Is nationalism itself bad?

I’ve always understood that the bad thing the Nazis did was load 6 million people or so onto train cars and drive them to industrialized killing factories. The bad part was hunting down people they didn’t like and killing them. It was all the torture and death and so forth.

edit: guys I'm being a little hyperbolic here. Of course the atrocities of the Nazis went substantially beyond just the holocaust. I'm saying that it wasn't the uniforms, or the colors red black and white, it was the violence. When people call Elon Musk, for instance, a Nazi, it comes across as stupid.

I keep seeing people get called “Nazi” for like…waving at a crowd? Which is very clearly what Steve Bannon, an explicit Zionist, is doing here.

I’ve listened to hundreds of hours of him taking. I like Steve Bannon quite a bit. He is definitely not a “Nazi” in any meaningful way that aligns with anything the Nazis did which was historically significant. Bannon is a pro workers rights, anti big government, anti CCP, Christian Nationalist. The first speech he gave after prison was about how the justice system is racist against black people and we need to fix that. During the summer of Floyd he was taking about George Floyd as a victim of globalism, and while he obviously condemned the riots, he was sympathetic to that exact same things the rioters were upset about.

When Ukraine was invaded, he gave a long monologue about how Zelensky was being brave and defending his people, and how the US was leading him down the primrose path towards the place he is now.

He literally went to prison for his principles.

Bannon is one of the good guys. Hard to put into any of the buckets commonly talked about around here. He was definitely not giving any sort of Nazi salute here.

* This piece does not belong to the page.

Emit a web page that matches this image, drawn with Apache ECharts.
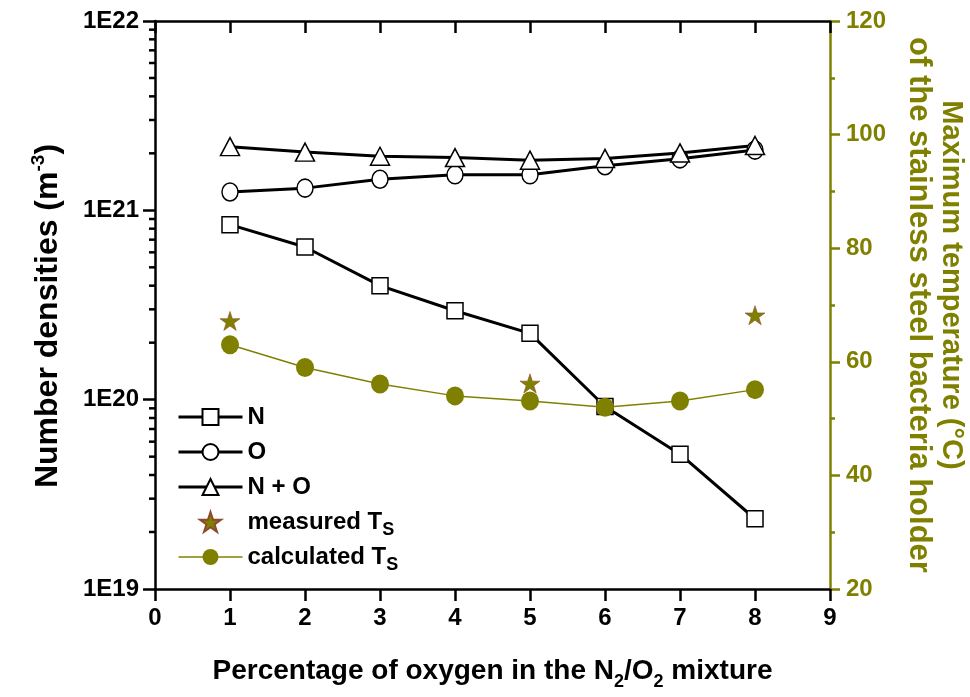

The bad thing about the Nazis was that they started WWII. Everything they did before the start of WWII was within the envelope of typical right-wing authoritarian governments. Most people would cite the Holocaust as the bad thing about the Nazis, and yeah, it was bad, but the over-emphasis of it ironically plays right into the Nazi Propaganda that WWII was a war launched against Germany for the benefit of the Jews.

"Who started WWII" is more ambiguous than that. WWII started with England and France's declaration of war on Germany. Germany had a reasonable casus belli on Poland, and England was pressuring Poland not to negotiate with Germany. Even more important are the many peace proposals Germany offered England, which entailed Germany fully pulling out of France, and Churchill not only rejected them but even hid them from the public. Ultimately Churchill and the United States would set the only war aim as Unconditional Surrender, which is what ultimately led to the mass murder and destruction.

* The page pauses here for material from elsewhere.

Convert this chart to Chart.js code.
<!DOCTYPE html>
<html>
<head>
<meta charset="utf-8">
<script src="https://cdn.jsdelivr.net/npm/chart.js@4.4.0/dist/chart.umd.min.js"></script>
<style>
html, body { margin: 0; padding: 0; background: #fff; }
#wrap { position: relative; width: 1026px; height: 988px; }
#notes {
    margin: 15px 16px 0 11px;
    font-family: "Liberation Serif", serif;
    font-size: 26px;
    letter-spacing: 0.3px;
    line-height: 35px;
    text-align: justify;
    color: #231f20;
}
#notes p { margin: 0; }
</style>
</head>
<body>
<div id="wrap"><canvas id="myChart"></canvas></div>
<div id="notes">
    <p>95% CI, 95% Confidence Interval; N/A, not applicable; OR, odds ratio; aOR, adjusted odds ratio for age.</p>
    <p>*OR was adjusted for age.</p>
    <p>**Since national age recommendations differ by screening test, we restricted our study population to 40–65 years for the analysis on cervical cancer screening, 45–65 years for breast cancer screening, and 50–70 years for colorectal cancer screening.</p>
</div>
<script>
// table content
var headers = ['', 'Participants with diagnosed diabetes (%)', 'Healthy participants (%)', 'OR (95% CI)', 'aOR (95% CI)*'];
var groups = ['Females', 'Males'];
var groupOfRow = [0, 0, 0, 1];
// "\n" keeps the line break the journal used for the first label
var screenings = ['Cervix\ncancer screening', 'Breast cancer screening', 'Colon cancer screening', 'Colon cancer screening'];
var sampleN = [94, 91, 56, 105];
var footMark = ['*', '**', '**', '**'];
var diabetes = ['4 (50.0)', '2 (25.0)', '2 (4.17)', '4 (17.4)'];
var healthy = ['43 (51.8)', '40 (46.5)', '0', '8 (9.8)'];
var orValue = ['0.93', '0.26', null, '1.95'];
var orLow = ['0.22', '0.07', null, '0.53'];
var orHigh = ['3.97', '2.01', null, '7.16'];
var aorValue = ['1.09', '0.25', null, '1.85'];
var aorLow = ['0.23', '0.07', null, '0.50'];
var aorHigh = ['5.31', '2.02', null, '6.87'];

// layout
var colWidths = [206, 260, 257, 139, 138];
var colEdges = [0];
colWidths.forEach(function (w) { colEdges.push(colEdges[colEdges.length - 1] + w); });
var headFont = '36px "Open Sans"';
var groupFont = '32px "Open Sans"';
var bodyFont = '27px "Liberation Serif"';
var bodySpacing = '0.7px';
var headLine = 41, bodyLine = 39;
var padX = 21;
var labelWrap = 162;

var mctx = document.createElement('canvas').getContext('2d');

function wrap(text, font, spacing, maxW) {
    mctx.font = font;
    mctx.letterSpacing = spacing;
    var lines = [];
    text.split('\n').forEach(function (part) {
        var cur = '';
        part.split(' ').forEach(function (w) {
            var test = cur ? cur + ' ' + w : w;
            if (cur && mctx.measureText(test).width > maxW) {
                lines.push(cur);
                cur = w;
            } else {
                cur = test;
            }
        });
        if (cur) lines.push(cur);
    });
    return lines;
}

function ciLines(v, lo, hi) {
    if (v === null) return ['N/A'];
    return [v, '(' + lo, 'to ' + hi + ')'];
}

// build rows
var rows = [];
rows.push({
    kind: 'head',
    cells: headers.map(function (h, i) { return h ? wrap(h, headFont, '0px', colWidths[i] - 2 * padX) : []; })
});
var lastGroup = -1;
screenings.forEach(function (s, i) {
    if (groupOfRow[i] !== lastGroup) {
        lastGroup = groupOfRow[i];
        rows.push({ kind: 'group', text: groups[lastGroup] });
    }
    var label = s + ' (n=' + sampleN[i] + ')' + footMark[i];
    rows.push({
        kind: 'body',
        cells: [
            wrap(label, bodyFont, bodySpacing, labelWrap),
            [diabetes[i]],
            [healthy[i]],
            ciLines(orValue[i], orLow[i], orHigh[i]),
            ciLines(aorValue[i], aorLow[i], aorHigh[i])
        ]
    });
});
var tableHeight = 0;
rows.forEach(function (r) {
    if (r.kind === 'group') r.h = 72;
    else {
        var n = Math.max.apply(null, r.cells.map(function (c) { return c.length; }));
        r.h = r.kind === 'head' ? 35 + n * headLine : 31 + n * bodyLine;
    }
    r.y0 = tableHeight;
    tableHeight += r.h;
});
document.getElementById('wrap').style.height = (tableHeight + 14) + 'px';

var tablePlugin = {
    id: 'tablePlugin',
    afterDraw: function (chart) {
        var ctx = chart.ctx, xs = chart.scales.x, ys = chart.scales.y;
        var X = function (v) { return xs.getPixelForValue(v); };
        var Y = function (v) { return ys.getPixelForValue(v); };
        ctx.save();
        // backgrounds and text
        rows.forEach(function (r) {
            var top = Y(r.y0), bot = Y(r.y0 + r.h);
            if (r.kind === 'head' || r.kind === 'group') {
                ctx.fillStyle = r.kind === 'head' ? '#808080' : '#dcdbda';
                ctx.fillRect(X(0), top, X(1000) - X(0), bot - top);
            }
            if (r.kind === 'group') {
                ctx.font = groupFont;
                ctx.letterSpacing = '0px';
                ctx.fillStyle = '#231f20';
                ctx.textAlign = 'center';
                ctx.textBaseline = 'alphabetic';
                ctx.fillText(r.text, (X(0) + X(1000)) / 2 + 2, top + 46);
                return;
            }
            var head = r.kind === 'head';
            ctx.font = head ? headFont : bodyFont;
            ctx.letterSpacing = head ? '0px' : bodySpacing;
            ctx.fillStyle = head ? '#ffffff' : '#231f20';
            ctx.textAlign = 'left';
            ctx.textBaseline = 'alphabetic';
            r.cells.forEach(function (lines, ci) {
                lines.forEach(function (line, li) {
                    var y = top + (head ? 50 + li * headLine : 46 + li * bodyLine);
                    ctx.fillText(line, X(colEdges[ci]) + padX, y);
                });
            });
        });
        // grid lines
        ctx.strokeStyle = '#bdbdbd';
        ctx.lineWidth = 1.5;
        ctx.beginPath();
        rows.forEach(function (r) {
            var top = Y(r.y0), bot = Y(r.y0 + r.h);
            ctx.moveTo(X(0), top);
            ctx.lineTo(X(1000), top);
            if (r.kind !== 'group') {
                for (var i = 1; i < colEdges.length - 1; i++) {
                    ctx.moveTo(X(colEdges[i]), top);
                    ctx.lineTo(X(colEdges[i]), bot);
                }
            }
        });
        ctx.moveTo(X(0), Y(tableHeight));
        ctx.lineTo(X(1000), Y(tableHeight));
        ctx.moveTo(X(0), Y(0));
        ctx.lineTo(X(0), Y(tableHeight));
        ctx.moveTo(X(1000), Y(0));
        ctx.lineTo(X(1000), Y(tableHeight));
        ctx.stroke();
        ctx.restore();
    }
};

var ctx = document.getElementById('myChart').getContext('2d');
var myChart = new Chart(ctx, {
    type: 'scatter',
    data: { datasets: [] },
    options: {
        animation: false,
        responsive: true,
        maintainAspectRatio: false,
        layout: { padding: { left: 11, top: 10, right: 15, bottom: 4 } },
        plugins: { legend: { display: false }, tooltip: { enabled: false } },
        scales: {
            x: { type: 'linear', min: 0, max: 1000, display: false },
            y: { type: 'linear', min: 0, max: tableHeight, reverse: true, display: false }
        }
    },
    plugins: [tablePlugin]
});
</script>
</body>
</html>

Furthermore the tall tale of Germans tricking millions of Jews into walking into gas chambers that had been disguised as shower rooms is a fantasy meant to justify this one-sided WWII narrative. Incidentally, Grok 3 is the first LLM I've seen explicitly take the Revisionist side of a core argument regarding that narrative, even going so far as to criticize the Narrative's sole reliance on witness testimony over any other form of evidence. Also first that has accurately summarized the mainstream position on an issue, accurately summarized the Revisionist position on an issue, and explicitly concurred with the Revisionists that the "official claim is not plausible under scrutiny." The days of that narrative are numbered, and other WWII Revisionism is going to come along with the collapse of that narrative.

Germany's war on Poland provides no justification for England and France to ally with the Soviet Union in a catastrophic war aim of unconditional surrender on Germany.

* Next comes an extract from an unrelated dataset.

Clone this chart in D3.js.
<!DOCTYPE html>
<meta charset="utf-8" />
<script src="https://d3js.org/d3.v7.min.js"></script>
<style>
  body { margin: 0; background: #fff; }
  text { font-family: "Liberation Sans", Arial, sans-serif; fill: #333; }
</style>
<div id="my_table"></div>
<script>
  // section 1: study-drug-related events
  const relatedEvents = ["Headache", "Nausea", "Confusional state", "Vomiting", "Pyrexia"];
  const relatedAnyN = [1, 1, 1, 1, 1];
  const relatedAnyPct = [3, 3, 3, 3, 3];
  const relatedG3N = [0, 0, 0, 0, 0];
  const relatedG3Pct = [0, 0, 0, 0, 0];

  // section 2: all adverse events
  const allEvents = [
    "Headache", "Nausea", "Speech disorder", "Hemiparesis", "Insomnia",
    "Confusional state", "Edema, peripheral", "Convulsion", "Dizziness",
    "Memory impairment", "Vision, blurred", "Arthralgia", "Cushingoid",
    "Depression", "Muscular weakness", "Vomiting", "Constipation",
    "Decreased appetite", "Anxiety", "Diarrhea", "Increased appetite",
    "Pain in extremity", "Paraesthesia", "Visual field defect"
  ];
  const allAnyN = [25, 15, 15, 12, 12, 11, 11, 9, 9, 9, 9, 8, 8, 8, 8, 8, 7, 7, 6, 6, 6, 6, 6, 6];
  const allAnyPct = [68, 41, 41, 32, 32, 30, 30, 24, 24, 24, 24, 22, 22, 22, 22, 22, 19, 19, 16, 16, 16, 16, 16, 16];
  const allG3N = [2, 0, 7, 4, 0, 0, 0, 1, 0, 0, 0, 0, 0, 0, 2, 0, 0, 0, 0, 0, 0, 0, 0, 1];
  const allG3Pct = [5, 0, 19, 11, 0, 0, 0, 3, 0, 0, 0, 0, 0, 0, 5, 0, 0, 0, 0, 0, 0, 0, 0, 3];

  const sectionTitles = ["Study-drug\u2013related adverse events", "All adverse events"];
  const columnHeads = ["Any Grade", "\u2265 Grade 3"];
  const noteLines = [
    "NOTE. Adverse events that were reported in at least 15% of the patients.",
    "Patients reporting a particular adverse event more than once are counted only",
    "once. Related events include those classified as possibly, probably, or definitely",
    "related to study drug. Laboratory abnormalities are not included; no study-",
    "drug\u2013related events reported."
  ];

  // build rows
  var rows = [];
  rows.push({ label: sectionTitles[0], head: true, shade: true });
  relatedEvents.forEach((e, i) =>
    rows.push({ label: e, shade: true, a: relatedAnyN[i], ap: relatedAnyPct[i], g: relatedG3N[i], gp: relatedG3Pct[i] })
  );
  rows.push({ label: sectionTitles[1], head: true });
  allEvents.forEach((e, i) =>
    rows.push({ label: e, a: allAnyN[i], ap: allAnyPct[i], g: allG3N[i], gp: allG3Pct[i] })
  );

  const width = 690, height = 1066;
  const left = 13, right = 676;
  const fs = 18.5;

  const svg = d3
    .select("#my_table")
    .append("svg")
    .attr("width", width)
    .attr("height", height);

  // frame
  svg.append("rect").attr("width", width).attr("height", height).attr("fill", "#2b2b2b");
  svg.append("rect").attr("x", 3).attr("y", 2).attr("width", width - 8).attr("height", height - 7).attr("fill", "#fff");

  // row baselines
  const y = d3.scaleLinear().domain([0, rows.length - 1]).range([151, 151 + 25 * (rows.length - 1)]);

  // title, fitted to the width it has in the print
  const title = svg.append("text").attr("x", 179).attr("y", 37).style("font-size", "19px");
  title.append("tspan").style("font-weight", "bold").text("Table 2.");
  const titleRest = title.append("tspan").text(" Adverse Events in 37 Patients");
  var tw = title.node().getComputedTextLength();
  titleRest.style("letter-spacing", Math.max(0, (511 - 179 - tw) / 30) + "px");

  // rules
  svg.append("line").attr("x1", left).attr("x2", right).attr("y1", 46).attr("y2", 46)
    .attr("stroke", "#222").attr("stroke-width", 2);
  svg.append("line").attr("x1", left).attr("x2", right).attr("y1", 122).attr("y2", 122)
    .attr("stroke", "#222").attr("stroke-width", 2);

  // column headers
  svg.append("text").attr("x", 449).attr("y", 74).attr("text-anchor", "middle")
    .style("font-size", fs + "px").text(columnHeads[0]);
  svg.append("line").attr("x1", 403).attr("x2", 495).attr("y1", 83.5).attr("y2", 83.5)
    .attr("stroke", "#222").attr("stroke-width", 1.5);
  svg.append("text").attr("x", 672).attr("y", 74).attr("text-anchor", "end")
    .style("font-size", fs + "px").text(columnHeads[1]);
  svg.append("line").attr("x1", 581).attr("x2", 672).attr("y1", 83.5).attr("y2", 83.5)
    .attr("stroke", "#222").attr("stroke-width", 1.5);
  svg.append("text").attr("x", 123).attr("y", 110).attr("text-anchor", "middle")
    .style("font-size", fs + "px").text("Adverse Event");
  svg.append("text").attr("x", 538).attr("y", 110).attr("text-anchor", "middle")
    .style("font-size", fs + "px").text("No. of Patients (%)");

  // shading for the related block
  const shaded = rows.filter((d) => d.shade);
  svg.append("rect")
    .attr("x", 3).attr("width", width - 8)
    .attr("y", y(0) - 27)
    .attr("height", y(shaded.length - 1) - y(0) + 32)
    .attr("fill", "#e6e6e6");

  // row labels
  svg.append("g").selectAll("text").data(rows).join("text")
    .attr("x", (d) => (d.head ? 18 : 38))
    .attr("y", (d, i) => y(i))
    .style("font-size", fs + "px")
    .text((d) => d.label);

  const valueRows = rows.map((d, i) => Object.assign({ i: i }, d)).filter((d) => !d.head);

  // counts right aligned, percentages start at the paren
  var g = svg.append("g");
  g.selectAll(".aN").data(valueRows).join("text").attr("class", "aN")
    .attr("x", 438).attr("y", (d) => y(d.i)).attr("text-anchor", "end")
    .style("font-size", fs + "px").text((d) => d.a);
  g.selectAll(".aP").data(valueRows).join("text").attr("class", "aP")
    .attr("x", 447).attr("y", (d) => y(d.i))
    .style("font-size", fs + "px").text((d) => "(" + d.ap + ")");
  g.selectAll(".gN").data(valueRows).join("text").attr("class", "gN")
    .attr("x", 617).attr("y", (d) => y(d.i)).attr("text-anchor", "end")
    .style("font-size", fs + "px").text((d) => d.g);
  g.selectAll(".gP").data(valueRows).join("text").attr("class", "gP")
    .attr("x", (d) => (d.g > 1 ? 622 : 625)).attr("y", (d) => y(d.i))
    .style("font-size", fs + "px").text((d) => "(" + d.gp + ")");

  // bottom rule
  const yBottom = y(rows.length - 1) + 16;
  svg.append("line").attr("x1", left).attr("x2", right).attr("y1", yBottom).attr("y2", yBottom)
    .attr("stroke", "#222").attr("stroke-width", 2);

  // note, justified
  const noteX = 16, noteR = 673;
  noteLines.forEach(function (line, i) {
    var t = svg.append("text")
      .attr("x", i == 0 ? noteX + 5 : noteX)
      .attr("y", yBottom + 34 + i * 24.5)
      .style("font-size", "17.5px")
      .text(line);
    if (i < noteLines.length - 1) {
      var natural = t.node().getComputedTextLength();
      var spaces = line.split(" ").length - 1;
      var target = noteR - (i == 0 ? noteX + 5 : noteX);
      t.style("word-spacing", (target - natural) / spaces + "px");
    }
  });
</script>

On that note, normalize the Roman Salute. It's just a cool pose. It evokes emotions in people and that makes it powerful.

  • -10

Germany's war on Poland provides no justification for England and France to ally with the Soviet Union in a catastrophic war aim of unconditional surrender on Germany.

This is the second time you've made this comment. I know you're not a complete fucking mongoloid, but obviously you think the rest of us are. So tell me again: how did the Soviet Union end up allying with the UK? Did Germany, say, do anything to the USSR that made them break their alliance?

Your talking to someone literally names SS. I suspect you may not get edifying answers from him on this topic.